# RECORD LIST
━━━━━━━━
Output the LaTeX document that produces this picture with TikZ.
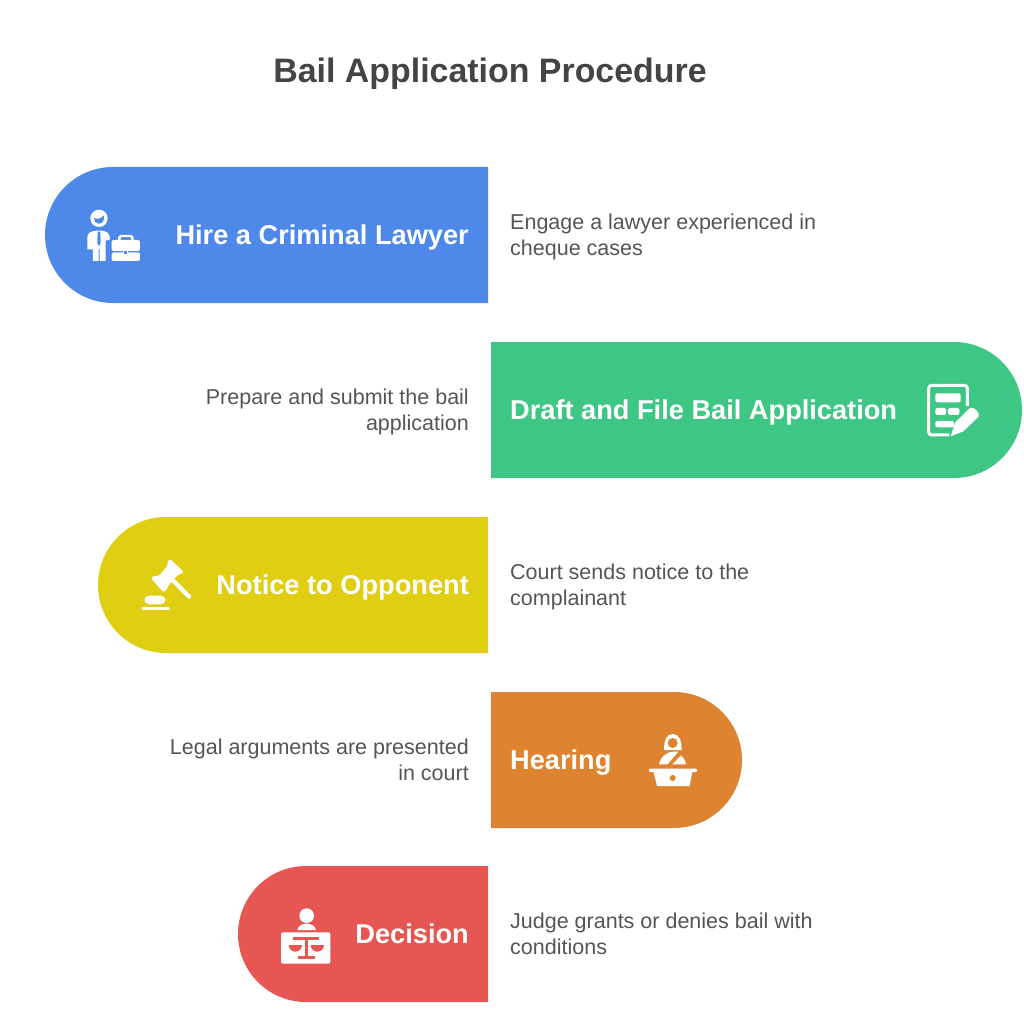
━━━━━━━━
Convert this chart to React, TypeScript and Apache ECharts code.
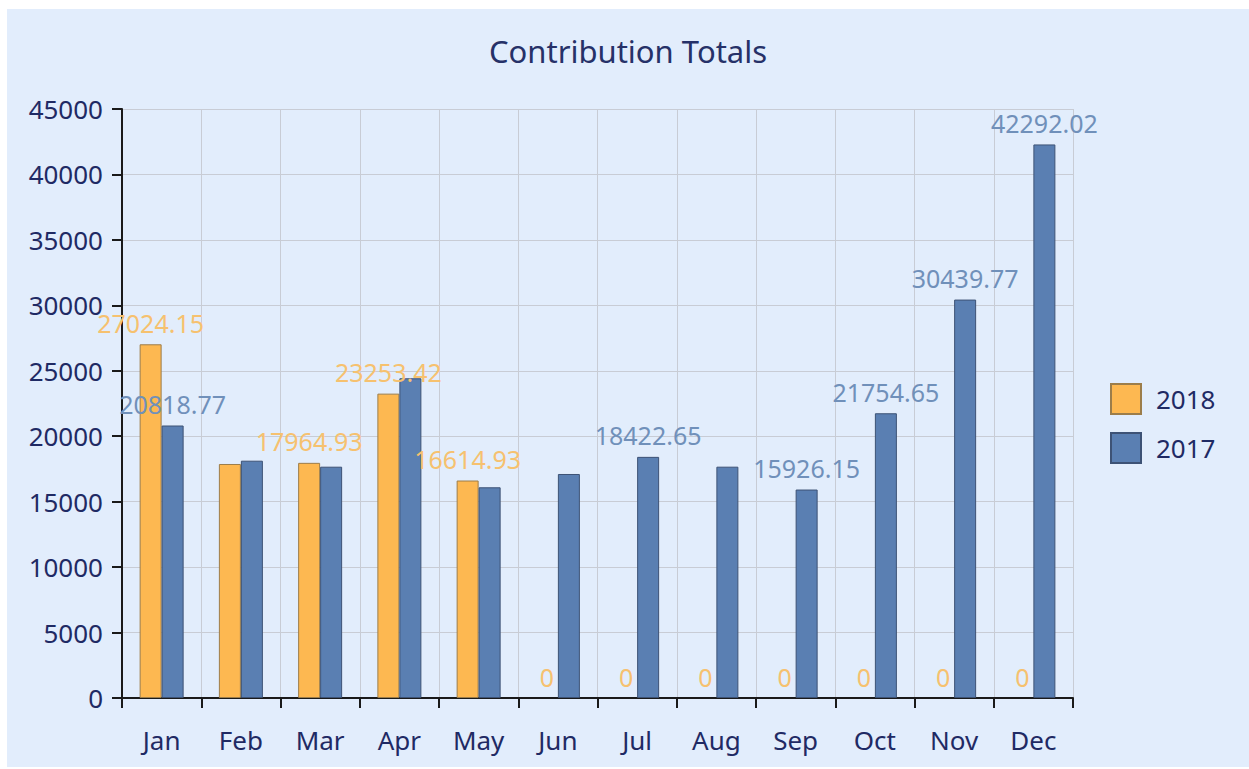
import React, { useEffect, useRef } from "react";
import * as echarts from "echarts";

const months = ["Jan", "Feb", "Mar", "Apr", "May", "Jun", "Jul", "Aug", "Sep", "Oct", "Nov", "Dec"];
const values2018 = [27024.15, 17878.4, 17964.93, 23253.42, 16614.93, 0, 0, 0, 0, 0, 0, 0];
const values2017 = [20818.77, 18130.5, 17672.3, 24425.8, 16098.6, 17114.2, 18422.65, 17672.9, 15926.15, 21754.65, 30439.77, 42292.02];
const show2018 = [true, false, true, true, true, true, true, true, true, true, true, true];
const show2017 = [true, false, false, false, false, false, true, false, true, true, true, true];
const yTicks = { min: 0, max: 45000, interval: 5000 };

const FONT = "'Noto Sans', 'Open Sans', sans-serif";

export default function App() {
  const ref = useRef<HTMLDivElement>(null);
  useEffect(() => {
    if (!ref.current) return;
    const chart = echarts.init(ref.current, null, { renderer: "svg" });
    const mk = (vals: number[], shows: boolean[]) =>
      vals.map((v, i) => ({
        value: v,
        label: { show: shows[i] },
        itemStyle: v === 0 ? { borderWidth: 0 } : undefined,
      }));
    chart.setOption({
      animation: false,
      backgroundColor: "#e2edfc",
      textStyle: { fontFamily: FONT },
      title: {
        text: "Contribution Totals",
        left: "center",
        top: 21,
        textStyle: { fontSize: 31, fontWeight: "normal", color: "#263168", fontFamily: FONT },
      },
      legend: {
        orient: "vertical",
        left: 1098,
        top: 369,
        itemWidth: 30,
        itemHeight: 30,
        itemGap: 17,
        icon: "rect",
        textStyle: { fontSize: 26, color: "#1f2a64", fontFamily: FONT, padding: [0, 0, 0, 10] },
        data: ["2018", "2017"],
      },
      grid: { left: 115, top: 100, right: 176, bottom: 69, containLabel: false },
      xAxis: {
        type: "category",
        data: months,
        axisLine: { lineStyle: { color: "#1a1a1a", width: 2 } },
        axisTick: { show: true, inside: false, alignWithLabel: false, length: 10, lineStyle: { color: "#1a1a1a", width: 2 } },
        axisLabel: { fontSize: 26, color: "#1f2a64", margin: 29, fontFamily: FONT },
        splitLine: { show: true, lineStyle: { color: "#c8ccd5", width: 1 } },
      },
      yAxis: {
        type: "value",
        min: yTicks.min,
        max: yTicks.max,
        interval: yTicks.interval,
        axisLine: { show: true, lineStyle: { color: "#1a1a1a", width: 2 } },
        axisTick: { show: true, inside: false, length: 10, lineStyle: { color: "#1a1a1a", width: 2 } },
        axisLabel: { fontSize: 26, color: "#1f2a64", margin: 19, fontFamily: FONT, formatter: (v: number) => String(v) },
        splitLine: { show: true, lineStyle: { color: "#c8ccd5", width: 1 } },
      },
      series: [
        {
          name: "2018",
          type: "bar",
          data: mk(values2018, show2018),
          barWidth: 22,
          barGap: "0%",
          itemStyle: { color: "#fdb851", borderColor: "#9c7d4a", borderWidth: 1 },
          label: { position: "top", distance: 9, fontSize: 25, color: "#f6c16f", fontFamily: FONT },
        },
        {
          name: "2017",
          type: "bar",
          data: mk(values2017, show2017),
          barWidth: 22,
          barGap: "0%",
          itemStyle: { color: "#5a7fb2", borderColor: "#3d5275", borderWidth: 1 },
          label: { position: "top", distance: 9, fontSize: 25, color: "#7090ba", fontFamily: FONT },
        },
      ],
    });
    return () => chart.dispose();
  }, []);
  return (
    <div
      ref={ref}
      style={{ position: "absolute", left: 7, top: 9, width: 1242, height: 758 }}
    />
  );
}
━━━━━━━━
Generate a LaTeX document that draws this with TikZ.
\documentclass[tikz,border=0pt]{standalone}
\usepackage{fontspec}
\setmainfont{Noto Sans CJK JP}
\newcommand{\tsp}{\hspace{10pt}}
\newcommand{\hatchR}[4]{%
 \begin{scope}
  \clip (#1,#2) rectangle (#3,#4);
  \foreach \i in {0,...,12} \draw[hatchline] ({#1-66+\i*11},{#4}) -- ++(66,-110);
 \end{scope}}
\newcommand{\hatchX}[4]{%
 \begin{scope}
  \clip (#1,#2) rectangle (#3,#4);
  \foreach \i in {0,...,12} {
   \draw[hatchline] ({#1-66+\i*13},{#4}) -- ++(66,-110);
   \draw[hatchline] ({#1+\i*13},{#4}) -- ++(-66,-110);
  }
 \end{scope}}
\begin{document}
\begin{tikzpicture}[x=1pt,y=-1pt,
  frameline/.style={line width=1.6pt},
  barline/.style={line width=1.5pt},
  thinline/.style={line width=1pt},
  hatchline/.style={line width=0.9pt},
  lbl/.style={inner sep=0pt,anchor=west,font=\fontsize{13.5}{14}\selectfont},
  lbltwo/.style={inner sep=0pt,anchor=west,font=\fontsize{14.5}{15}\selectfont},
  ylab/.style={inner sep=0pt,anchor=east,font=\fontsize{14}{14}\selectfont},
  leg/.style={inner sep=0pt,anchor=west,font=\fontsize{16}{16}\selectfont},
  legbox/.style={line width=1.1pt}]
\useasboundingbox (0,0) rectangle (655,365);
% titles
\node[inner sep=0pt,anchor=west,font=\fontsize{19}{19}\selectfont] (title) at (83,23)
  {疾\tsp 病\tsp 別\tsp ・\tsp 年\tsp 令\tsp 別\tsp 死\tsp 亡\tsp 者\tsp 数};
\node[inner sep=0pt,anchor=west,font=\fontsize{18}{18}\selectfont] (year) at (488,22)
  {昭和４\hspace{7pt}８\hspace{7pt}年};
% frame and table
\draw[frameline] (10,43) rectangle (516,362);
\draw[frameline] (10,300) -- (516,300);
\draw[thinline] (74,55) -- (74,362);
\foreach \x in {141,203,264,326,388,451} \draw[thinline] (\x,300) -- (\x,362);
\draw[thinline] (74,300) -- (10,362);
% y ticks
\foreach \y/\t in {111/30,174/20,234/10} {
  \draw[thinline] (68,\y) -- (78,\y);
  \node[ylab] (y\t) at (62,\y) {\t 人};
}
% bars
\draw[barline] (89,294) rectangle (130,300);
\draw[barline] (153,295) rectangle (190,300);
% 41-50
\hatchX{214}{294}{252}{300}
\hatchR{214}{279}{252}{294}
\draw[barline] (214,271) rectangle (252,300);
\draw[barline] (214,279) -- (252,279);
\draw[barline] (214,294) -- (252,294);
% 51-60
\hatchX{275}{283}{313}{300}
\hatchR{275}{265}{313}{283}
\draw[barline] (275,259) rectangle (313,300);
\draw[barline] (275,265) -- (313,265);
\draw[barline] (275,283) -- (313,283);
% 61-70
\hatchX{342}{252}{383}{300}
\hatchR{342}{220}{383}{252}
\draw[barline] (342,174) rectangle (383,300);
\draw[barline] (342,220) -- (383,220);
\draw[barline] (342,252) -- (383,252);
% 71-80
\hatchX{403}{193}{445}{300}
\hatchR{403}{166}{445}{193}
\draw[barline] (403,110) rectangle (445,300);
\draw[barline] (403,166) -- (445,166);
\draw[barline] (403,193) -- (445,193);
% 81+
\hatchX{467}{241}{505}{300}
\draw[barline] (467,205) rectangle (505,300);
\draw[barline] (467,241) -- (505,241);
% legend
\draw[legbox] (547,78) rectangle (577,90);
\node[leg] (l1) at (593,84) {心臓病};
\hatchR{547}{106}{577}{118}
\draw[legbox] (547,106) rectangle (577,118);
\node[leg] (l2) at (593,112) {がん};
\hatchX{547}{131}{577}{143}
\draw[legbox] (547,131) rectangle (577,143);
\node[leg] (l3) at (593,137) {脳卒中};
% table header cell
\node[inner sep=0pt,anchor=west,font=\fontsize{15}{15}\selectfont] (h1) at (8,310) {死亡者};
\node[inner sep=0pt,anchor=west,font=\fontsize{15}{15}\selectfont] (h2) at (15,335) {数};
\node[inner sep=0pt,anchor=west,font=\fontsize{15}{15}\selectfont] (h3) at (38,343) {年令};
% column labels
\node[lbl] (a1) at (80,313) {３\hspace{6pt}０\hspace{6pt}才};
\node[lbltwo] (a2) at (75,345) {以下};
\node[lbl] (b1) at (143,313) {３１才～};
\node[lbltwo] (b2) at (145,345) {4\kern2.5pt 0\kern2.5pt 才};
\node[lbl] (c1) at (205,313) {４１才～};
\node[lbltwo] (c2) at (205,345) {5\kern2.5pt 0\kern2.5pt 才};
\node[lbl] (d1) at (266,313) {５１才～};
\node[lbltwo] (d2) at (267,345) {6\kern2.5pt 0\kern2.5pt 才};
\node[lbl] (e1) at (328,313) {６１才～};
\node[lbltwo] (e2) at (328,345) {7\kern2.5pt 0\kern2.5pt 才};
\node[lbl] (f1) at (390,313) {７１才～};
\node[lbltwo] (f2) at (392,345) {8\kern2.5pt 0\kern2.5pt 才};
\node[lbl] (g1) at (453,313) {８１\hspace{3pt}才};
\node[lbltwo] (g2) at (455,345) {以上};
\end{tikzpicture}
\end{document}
━━━━━━━━
Copy word for word only the lines above from the one with "Convert this chart" through the one with "import * as". Leave pictures out.

# ANSWER FOR THE TASK
Convert this chart to React, TypeScript and Apache ECharts code.
import React, { useEffect, useRef } from "react";
import * as echarts from "echarts";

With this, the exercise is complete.